▸ Dataset content
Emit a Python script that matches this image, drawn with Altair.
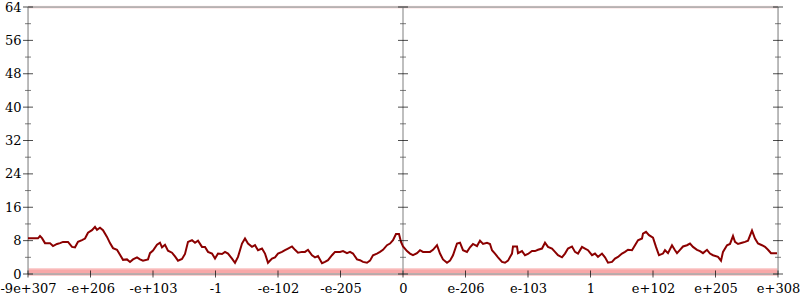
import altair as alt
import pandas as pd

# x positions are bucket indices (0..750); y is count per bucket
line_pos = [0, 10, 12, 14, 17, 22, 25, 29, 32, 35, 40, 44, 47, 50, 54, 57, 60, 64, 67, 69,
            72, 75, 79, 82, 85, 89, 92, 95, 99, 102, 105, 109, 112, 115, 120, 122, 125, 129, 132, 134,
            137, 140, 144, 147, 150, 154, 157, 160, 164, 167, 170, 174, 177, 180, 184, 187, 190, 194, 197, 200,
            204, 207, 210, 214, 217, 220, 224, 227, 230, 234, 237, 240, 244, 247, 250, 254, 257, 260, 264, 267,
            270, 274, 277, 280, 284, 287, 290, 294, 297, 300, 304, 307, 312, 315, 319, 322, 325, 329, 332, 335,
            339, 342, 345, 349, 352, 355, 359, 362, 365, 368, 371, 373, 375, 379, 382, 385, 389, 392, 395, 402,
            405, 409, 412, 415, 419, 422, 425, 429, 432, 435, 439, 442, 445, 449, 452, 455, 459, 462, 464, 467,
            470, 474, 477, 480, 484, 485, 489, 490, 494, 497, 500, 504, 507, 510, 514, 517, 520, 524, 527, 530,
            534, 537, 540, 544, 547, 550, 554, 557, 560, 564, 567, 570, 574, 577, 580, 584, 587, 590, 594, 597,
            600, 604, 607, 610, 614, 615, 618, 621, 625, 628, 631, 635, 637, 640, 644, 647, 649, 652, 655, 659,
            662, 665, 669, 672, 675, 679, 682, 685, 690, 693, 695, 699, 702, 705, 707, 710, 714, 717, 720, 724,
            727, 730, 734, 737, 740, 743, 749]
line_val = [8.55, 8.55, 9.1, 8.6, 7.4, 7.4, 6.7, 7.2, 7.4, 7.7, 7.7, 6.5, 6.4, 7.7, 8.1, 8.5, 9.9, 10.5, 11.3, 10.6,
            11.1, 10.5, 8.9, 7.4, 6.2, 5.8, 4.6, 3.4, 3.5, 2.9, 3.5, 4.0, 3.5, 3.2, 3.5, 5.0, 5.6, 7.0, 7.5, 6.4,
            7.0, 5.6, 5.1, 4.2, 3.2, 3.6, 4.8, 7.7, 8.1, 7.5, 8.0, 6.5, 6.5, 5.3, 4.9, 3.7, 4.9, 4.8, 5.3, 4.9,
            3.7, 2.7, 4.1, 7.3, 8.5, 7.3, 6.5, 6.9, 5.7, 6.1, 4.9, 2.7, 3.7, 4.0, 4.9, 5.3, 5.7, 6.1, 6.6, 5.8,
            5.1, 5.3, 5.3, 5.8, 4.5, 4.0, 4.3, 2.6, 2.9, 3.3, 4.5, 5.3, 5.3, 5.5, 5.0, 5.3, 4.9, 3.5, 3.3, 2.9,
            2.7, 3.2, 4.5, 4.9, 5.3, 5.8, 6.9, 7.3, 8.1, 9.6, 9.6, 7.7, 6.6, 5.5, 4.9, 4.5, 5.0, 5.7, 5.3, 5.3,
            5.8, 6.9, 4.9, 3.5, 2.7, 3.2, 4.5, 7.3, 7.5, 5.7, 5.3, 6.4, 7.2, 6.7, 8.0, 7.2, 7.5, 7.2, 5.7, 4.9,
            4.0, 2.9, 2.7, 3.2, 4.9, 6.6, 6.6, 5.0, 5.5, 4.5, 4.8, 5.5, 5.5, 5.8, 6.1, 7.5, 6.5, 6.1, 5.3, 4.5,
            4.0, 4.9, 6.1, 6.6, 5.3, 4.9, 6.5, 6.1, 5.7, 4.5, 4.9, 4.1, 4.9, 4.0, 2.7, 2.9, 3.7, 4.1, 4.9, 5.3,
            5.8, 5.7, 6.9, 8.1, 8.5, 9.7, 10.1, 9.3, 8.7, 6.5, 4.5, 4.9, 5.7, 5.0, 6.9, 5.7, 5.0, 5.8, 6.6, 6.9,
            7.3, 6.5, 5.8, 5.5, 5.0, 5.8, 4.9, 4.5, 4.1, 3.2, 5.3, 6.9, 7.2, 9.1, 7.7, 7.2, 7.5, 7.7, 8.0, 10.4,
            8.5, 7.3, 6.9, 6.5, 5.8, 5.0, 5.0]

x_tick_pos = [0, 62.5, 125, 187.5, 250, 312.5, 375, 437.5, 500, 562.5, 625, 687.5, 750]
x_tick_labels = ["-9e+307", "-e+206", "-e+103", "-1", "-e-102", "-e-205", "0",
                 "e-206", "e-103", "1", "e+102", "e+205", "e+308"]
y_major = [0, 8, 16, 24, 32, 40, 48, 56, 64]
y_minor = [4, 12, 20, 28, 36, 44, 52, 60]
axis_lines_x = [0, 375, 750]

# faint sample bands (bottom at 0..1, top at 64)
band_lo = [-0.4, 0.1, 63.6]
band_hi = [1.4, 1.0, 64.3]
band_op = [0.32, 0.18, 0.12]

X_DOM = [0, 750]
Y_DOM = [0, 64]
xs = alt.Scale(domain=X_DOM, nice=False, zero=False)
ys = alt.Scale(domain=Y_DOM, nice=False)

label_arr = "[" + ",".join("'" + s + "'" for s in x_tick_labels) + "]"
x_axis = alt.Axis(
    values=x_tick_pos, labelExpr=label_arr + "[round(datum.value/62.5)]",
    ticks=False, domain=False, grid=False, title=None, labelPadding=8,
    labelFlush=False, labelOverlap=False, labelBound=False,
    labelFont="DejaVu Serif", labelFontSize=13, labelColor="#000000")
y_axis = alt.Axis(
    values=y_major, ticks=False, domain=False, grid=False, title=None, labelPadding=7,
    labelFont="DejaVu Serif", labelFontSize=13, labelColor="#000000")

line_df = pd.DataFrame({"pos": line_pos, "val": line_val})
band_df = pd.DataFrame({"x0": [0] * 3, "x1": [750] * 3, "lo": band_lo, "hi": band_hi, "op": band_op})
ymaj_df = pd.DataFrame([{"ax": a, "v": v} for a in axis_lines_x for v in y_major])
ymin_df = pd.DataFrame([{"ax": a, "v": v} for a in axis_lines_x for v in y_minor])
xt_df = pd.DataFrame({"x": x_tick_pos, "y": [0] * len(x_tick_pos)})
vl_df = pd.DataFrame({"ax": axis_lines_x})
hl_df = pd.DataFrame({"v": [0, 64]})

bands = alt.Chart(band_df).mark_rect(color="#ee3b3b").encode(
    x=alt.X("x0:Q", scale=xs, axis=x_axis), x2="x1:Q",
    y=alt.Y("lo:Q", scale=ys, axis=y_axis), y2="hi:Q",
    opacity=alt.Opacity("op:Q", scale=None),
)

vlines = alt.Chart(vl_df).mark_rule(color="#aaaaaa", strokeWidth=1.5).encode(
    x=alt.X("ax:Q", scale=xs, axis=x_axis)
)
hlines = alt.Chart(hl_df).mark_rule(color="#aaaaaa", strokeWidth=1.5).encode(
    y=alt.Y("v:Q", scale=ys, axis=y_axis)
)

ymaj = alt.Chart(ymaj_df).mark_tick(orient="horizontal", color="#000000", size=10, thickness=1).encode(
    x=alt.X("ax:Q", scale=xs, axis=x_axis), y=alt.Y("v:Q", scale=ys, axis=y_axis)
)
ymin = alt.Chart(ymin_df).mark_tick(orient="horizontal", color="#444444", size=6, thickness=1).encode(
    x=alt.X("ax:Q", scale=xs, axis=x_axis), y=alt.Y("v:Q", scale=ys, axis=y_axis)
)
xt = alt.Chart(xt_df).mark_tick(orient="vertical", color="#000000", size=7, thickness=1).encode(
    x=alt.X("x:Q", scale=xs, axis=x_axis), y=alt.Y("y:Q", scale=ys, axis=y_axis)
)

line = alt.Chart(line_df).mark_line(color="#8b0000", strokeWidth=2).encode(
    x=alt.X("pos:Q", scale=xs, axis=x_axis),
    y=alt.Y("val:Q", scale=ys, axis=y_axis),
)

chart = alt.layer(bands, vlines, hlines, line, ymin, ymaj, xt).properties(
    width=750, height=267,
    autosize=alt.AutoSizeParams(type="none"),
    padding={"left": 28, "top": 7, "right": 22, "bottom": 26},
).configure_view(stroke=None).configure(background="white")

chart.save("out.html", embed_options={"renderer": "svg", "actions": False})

▸ Stated exercise
Leave the pictures out and please restate exactly the lines running from the start of the material through the one with "import pandas as pd".

▸ Written answer
Emit a Python script that matches this image, drawn with Altair.
import altair as alt
import pandas as pd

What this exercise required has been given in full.